Try these two lines:
- The eagle soared above the cliffs.
- The old sword hung above the door.
The sound may match, but the grammar and meaning do the work. In speech, don’t force a difference that your accent doesn’t naturally make.
Practice Lines For Saying Soared With Confidence
Use this table after you’ve got the base sound. Each line places soared near different sounds, so your mouth learns to keep the word short under pressure.
| Practice Line | What To Listen For | Repeat Cue |
|---|---|---|
| The kite soared over the field. | One clean syllable | sord over |
| Prices soared after the storm. | Firm final d | sord after |
| The bird soared past the tower. | Long or sound | bird sord past |
| Her score soared this term. | No extra vowel | score sord |
| The plane soared through clouds. | Smooth s to or | plane sord through |
Read the lines at a normal pace, then slower, then normal again. If the word starts to split into two beats, return to sord by itself. Short practice beats long drills, especially with one-syllable words.
Common Errors And Easy Fixes
The most common mistake is adding a second syllable: so-ared. Fix it by clapping once as you say the word. One clap means one syllable. If you clap twice, your mouth is adding too much.
Another slip is treating oa like the vowel in road. That makes the word sound like sowed or soad. Pair soared with bored and poured instead. The rhyme pulls your mouth to the right vowel.
A third slip is making the ending sound like -id. That ending happens in words such as wanted and needed.
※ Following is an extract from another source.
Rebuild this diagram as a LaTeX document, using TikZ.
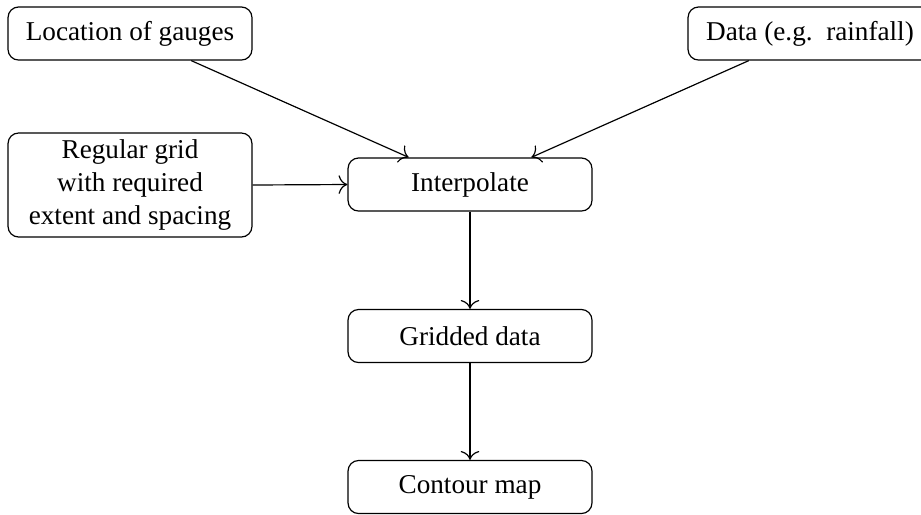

Soared does not work that way. End with a plain d.
A Simple One-Minute Drill
Here’s a short drill you can run before a class, call, recording, or speech:
- Say more, bored, poured, soared.
- Say soar, then add d.
- Say The eagle soared five times.
- Say one full sentence from the table above.
Record yourself once if you can. Listen for one syllable, the or vowel, and the final d. You don’t need a perfect announcer voice. You need a word that lands cleanly and doesn’t slow the sentence down.
When To Use The Word Soared
Soared works for physical movement and sharp increases. Birds, planes, kites, and rockets can soar. Prices, sales, scores, hopes, and numbers can soar too. The word carries a strong sense of upward motion, so it usually feels more dramatic than rose or went up.
That stronger feel is useful, but don’t overuse it. If every small rise soared, the word loses force. Save it for a large jump, a high flight, or a sentence where the upward motion needs punch.
Final Sound Check
The clean way to say soared is sord. Make it one syllable, rhyme it with bored, skip any extra sound from the a, and finish with a clear d. Once that pattern clicks, the word becomes easy to read, say, and hear in normal speech.
References & Sources
- Cambridge Dictionary.“Soared Definition.”Gives the word form and meaning for soared as the past tense and past participle of soar.
- Oxford Learner’s Dictionaries.“Soar.”Gives audio and dictionary treatment for the base verb that forms soared.
- Oxford Learner’s Dictionaries.“English Pronunciation Symbols.”Explains the pronunciation symbols used in learner dictionary entries.